## Problem
Give back the full listing, character for character, with no pictures.

## Extracted information
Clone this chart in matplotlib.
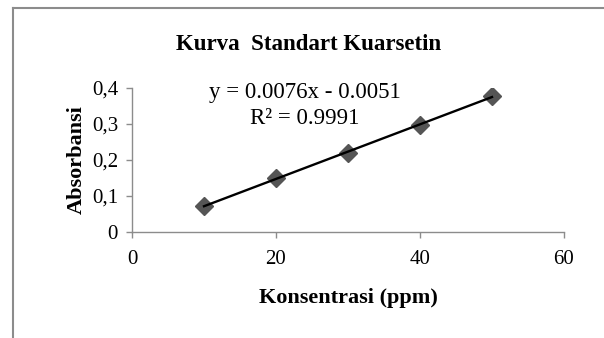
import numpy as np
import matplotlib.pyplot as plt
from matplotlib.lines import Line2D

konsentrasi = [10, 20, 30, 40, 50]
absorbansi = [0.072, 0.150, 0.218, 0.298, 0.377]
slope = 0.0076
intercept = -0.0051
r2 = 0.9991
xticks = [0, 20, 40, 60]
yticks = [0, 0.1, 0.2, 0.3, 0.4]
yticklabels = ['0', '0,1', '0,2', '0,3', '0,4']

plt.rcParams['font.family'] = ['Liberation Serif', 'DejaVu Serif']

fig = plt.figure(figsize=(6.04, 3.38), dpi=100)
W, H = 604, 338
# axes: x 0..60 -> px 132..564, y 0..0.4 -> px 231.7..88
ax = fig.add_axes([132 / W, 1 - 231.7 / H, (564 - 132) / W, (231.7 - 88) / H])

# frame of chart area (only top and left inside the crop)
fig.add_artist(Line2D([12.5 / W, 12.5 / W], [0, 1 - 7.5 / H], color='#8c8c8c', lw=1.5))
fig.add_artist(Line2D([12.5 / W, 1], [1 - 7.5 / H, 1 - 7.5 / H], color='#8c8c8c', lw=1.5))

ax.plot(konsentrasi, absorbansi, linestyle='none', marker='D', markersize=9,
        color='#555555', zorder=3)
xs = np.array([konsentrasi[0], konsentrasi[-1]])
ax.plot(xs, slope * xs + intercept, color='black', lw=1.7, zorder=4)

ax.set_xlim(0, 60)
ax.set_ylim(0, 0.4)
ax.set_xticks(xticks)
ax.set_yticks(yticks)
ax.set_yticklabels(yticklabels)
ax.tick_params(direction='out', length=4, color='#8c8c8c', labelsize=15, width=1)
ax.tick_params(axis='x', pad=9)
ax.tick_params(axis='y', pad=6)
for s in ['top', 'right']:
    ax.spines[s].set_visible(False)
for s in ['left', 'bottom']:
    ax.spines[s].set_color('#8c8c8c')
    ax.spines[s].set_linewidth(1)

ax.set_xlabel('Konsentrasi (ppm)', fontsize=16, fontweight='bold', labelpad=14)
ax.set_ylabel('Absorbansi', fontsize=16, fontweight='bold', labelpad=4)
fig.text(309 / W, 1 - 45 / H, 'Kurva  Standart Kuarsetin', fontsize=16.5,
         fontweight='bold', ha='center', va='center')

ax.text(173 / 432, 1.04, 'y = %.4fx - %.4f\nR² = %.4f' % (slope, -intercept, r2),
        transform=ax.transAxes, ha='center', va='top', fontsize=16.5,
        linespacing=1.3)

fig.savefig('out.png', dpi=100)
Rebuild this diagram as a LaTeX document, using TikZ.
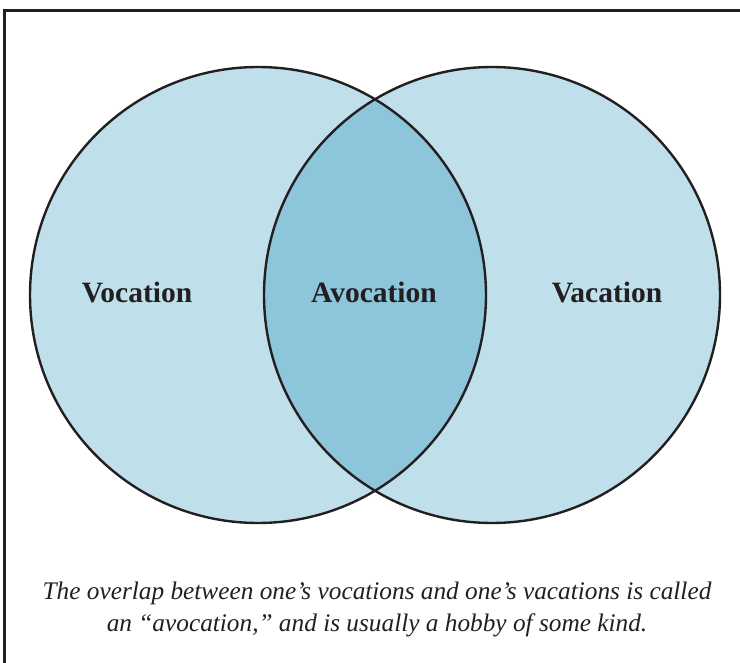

## Written answer
Clone this chart in matplotlib.
import numpy as np
import matplotlib.pyplot as plt
from matplotlib.lines import Line2D

konsentrasi = [10, 20, 30, 40, 50]
absorbansi = [0.072, 0.150, 0.218, 0.298, 0.377]
slope = 0.0076
intercept = -0.0051
r2 = 0.9991
xticks = [0, 20, 40, 60]
yticks = [0, 0.1, 0.2, 0.3, 0.4]
yticklabels = ['0', '0,1', '0,2', '0,3', '0,4']

plt.rcParams['font.family'] = ['Liberation Serif', 'DejaVu Serif']

fig = plt.figure(figsize=(6.04, 3.38), dpi=100)
W, H = 604, 338
# axes: x 0..60 -> px 132..564, y 0..0.4 -> px 231.7..88
ax = fig.add_axes([132 / W, 1 - 231.7 / H, (564 - 132) / W, (231.7 - 88) / H])

# frame of chart area (only top and left inside the crop)
fig.add_artist(Line2D([12.5 / W, 12.5 / W], [0, 1 - 7.5 / H], color='#8c8c8c', lw=1.5))
fig.add_artist(Line2D([12.5 / W, 1], [1 - 7.5 / H, 1 - 7.5 / H], color='#8c8c8c', lw=1.5))

ax.plot(konsentrasi, absorbansi, linestyle='none', marker='D', markersize=9,
        color='#555555', zorder=3)
xs = np.array([konsentrasi[0], konsentrasi[-1]])
ax.plot(xs, slope * xs + intercept, color='black', lw=1.7, zorder=4)

ax.set_xlim(0, 60)
ax.set_ylim(0, 0.4)
ax.set_xticks(xticks)
ax.set_yticks(yticks)
ax.set_yticklabels(yticklabels)
ax.tick_params(direction='out', length=4, color='#8c8c8c', labelsize=15, width=1)
ax.tick_params(axis='x', pad=9)
ax.tick_params(axis='y', pad=6)
for s in ['top', 'right']:
    ax.spines[s].set_visible(False)
for s in ['left', 'bottom']:
    ax.spines[s].set_color('#8c8c8c')
    ax.spines[s].set_linewidth(1)

ax.set_xlabel('Konsentrasi (ppm)', fontsize=16, fontweight='bold', labelpad=14)
ax.set_ylabel('Absorbansi', fontsize=16, fontweight='bold', labelpad=4)
fig.text(309 / W, 1 - 45 / H, 'Kurva  Standart Kuarsetin', fontsize=16.5,
         fontweight='bold', ha='center', va='center')

ax.text(173 / 432, 1.04, 'y = %.4fx - %.4f\nR² = %.4f' % (slope, -intercept, r2),
        transform=ax.transAxes, ha='center', va='top', fontsize=16.5,
        linespacing=1.3)

fig.savefig('out.png', dpi=100)
Rebuild this diagram as a LaTeX document, using TikZ.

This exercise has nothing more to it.